━━━━━ Raw data
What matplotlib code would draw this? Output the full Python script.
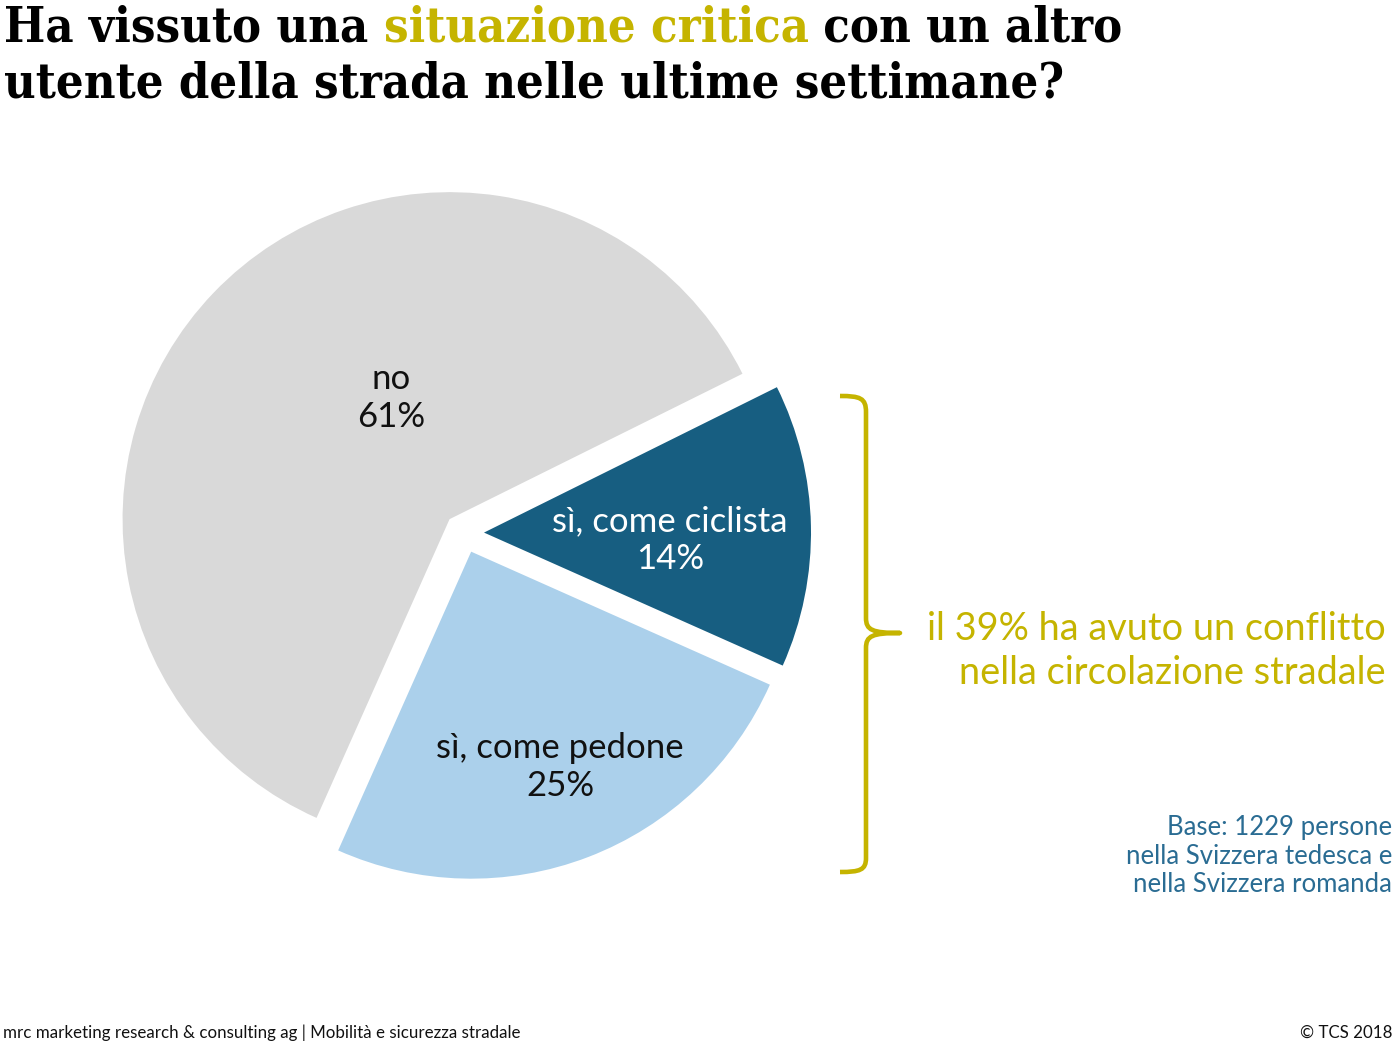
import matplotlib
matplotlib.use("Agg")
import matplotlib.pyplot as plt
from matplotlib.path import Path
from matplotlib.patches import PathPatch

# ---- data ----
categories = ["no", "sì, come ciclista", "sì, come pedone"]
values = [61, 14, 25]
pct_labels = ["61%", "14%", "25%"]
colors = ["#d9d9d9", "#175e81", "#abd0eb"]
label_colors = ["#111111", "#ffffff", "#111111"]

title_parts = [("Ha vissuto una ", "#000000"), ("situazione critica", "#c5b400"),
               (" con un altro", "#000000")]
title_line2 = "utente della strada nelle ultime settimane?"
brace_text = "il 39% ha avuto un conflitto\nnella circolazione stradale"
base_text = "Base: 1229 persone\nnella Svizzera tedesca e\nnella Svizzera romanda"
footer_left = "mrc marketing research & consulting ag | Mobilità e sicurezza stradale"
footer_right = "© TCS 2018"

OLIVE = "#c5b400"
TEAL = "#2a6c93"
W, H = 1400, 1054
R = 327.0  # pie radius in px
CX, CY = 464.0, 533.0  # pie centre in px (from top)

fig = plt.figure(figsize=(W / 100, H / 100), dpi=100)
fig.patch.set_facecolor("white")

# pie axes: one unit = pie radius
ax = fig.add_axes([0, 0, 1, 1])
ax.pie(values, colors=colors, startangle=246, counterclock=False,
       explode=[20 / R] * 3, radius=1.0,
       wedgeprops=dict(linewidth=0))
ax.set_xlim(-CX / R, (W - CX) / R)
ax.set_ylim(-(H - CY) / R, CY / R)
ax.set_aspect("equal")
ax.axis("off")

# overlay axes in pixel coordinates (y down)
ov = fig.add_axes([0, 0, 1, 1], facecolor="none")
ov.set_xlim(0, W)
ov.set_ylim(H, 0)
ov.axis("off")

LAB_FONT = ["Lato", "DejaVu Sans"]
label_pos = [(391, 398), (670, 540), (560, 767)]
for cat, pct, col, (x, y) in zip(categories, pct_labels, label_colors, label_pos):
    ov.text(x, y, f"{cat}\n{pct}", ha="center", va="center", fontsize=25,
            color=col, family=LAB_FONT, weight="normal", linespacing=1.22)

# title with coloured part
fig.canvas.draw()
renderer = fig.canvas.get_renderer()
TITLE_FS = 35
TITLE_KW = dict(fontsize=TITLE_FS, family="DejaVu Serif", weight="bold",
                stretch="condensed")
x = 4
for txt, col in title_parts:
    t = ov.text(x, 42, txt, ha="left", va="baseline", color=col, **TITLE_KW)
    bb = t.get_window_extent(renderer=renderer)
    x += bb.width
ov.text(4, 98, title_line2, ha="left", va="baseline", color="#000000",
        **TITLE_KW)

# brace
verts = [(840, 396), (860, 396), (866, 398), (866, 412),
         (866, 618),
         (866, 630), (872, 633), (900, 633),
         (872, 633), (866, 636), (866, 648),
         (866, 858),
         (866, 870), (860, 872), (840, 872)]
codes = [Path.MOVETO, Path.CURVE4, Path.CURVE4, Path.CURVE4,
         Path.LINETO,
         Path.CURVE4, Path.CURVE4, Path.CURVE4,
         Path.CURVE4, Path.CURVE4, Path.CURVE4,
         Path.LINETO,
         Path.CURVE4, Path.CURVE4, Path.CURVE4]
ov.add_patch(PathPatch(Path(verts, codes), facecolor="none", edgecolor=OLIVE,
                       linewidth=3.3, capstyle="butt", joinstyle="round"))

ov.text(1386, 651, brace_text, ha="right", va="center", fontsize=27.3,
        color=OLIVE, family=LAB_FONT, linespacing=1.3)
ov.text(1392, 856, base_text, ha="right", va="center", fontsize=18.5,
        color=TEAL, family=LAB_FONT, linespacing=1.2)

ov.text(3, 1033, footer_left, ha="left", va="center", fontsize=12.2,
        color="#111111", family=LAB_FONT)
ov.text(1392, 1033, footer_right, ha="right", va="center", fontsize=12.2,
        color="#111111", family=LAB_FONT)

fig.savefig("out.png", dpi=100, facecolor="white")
━━━━━━━━━━
Your task - Without including any picture, repeat the data exactly.

Solution below -
What matplotlib code would draw this? Output the full Python script.
import matplotlib
matplotlib.use("Agg")
import matplotlib.pyplot as plt
from matplotlib.path import Path
from matplotlib.patches import PathPatch

# ---- data ----
categories = ["no", "sì, come ciclista", "sì, come pedone"]
values = [61, 14, 25]
pct_labels = ["61%", "14%", "25%"]
colors = ["#d9d9d9", "#175e81", "#abd0eb"]
label_colors = ["#111111", "#ffffff", "#111111"]

title_parts = [("Ha vissuto una ", "#000000"), ("situazione critica", "#c5b400"),
               (" con un altro", "#000000")]
title_line2 = "utente della strada nelle ultime settimane?"
brace_text = "il 39% ha avuto un conflitto\nnella circolazione stradale"
base_text = "Base: 1229 persone\nnella Svizzera tedesca e\nnella Svizzera romanda"
footer_left = "mrc marketing research & consulting ag | Mobilità e sicurezza stradale"
footer_right = "© TCS 2018"

OLIVE = "#c5b400"
TEAL = "#2a6c93"
W, H = 1400, 1054
R = 327.0  # pie radius in px
CX, CY = 464.0, 533.0  # pie centre in px (from top)

fig = plt.figure(figsize=(W / 100, H / 100), dpi=100)
fig.patch.set_facecolor("white")

# pie axes: one unit = pie radius
ax = fig.add_axes([0, 0, 1, 1])
ax.pie(values, colors=colors, startangle=246, counterclock=False,
       explode=[20 / R] * 3, radius=1.0,
       wedgeprops=dict(linewidth=0))
ax.set_xlim(-CX / R, (W - CX) / R)
ax.set_ylim(-(H - CY) / R, CY / R)
ax.set_aspect("equal")
ax.axis("off")

# overlay axes in pixel coordinates (y down)
ov = fig.add_axes([0, 0, 1, 1], facecolor="none")
ov.set_xlim(0, W)
ov.set_ylim(H, 0)
ov.axis("off")

LAB_FONT = ["Lato", "DejaVu Sans"]
label_pos = [(391, 398), (670, 540), (560, 767)]
for cat, pct, col, (x, y) in zip(categories, pct_labels, label_colors, label_pos):
    ov.text(x, y, f"{cat}\n{pct}", ha="center", va="center", fontsize=25,
            color=col, family=LAB_FONT, weight="normal", linespacing=1.22)

# title with coloured part
fig.canvas.draw()
renderer = fig.canvas.get_renderer()
TITLE_FS = 35
TITLE_KW = dict(fontsize=TITLE_FS, family="DejaVu Serif", weight="bold",
                stretch="condensed")
x = 4
for txt, col in title_parts:
    t = ov.text(x, 42, txt, ha="left", va="baseline", color=col, **TITLE_KW)
    bb = t.get_window_extent(renderer=renderer)
    x += bb.width
ov.text(4, 98, title_line2, ha="left", va="baseline", color="#000000",
        **TITLE_KW)

# brace
verts = [(840, 396), (860, 396), (866, 398), (866, 412),
         (866, 618),
         (866, 630), (872, 633), (900, 633),
         (872, 633), (866, 636), (866, 648),
         (866, 858),
         (866, 870), (860, 872), (840, 872)]
codes = [Path.MOVETO, Path.CURVE4, Path.CURVE4, Path.CURVE4,
         Path.LINETO,
         Path.CURVE4, Path.CURVE4, Path.CURVE4,
         Path.CURVE4, Path.CURVE4, Path.CURVE4,
         Path.LINETO,
         Path.CURVE4, Path.CURVE4, Path.CURVE4]
ov.add_patch(PathPatch(Path(verts, codes), facecolor="none", edgecolor=OLIVE,
                       linewidth=3.3, capstyle="butt", joinstyle="round"))

ov.text(1386, 651, brace_text, ha="right", va="center", fontsize=27.3,
        color=OLIVE, family=LAB_FONT, linespacing=1.3)
ov.text(1392, 856, base_text, ha="right", va="center", fontsize=18.5,
        color=TEAL, family=LAB_FONT, linespacing=1.2)

ov.text(3, 1033, footer_left, ha="left", va="center", fontsize=12.2,
        color="#111111", family=LAB_FONT)
ov.text(1392, 1033, footer_right, ha="right", va="center", fontsize=12.2,
        color="#111111", family=LAB_FONT)

fig.savefig("out.png", dpi=100, facecolor="white")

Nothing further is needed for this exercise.